- Data excerpt:
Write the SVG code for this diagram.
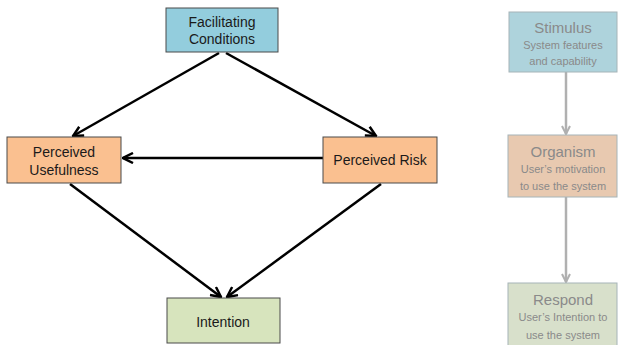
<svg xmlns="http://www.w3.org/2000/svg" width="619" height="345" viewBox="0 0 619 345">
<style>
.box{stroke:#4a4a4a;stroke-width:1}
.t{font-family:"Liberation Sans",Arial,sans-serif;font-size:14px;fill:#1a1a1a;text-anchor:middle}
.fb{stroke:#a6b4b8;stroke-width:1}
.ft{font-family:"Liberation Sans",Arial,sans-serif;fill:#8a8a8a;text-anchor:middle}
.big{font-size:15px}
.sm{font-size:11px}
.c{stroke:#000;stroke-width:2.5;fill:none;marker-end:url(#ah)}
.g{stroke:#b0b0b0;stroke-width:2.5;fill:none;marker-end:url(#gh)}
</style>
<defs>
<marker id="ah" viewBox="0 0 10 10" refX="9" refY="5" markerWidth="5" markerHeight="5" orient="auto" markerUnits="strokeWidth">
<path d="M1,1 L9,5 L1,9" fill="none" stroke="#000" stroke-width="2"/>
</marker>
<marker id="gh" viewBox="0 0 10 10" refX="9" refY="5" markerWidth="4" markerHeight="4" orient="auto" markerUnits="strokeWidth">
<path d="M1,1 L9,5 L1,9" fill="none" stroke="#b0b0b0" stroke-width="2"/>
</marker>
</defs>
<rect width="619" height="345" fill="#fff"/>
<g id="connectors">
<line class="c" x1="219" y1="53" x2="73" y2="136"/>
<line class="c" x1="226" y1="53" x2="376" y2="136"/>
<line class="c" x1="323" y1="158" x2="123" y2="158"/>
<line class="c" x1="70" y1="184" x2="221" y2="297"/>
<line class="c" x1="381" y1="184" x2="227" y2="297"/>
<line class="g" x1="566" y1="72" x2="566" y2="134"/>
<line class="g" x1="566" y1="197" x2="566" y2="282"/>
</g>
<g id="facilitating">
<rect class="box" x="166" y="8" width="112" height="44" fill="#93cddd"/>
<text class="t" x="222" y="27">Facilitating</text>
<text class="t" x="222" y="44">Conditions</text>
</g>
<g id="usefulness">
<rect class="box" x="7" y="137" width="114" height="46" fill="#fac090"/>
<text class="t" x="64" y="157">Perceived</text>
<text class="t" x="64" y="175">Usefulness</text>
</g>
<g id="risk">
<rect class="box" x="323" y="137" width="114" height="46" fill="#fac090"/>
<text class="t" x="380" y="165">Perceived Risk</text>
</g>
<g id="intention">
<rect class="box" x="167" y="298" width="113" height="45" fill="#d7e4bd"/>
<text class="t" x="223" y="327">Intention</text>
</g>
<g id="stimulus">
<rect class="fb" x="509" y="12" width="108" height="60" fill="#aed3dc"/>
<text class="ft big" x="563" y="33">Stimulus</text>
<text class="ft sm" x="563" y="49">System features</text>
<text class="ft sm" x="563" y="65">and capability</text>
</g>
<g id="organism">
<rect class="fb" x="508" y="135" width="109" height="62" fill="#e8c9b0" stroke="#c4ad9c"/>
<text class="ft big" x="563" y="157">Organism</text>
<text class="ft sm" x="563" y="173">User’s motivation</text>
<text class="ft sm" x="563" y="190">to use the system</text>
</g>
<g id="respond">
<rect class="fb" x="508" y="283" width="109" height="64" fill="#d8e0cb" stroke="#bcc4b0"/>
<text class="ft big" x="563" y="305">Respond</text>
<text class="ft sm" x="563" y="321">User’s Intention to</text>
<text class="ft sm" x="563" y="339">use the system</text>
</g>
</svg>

- Task objective:
Give the data above again in full and unchanged, skipping the pictures.

- The reply:
Write the SVG code for this diagram.
<svg xmlns="http://www.w3.org/2000/svg" width="619" height="345" viewBox="0 0 619 345">
<style>
.box{stroke:#4a4a4a;stroke-width:1}
.t{font-family:"Liberation Sans",Arial,sans-serif;font-size:14px;fill:#1a1a1a;text-anchor:middle}
.fb{stroke:#a6b4b8;stroke-width:1}
.ft{font-family:"Liberation Sans",Arial,sans-serif;fill:#8a8a8a;text-anchor:middle}
.big{font-size:15px}
.sm{font-size:11px}
.c{stroke:#000;stroke-width:2.5;fill:none;marker-end:url(#ah)}
.g{stroke:#b0b0b0;stroke-width:2.5;fill:none;marker-end:url(#gh)}
</style>
<defs>
<marker id="ah" viewBox="0 0 10 10" refX="9" refY="5" markerWidth="5" markerHeight="5" orient="auto" markerUnits="strokeWidth">
<path d="M1,1 L9,5 L1,9" fill="none" stroke="#000" stroke-width="2"/>
</marker>
<marker id="gh" viewBox="0 0 10 10" refX="9" refY="5" markerWidth="4" markerHeight="4" orient="auto" markerUnits="strokeWidth">
<path d="M1,1 L9,5 L1,9" fill="none" stroke="#b0b0b0" stroke-width="2"/>
</marker>
</defs>
<rect width="619" height="345" fill="#fff"/>
<g id="connectors">
<line class="c" x1="219" y1="53" x2="73" y2="136"/>
<line class="c" x1="226" y1="53" x2="376" y2="136"/>
<line class="c" x1="323" y1="158" x2="123" y2="158"/>
<line class="c" x1="70" y1="184" x2="221" y2="297"/>
<line class="c" x1="381" y1="184" x2="227" y2="297"/>
<line class="g" x1="566" y1="72" x2="566" y2="134"/>
<line class="g" x1="566" y1="197" x2="566" y2="282"/>
</g>
<g id="facilitating">
<rect class="box" x="166" y="8" width="112" height="44" fill="#93cddd"/>
<text class="t" x="222" y="27">Facilitating</text>
<text class="t" x="222" y="44">Conditions</text>
</g>
<g id="usefulness">
<rect class="box" x="7" y="137" width="114" height="46" fill="#fac090"/>
<text class="t" x="64" y="157">Perceived</text>
<text class="t" x="64" y="175">Usefulness</text>
</g>
<g id="risk">
<rect class="box" x="323" y="137" width="114" height="46" fill="#fac090"/>
<text class="t" x="380" y="165">Perceived Risk</text>
</g>
<g id="intention">
<rect class="box" x="167" y="298" width="113" height="45" fill="#d7e4bd"/>
<text class="t" x="223" y="327">Intention</text>
</g>
<g id="stimulus">
<rect class="fb" x="509" y="12" width="108" height="60" fill="#aed3dc"/>
<text class="ft big" x="563" y="33">Stimulus</text>
<text class="ft sm" x="563" y="49">System features</text>
<text class="ft sm" x="563" y="65">and capability</text>
</g>
<g id="organism">
<rect class="fb" x="508" y="135" width="109" height="62" fill="#e8c9b0" stroke="#c4ad9c"/>
<text class="ft big" x="563" y="157">Organism</text>
<text class="ft sm" x="563" y="173">User’s motivation</text>
<text class="ft sm" x="563" y="190">to use the system</text>
</g>
<g id="respond">
<rect class="fb" x="508" y="283" width="109" height="64" fill="#d8e0cb" stroke="#bcc4b0"/>
<text class="ft big" x="563" y="305">Respond</text>
<text class="ft sm" x="563" y="321">User’s Intention to</text>
<text class="ft sm" x="563" y="339">use the system</text>
</g>
</svg>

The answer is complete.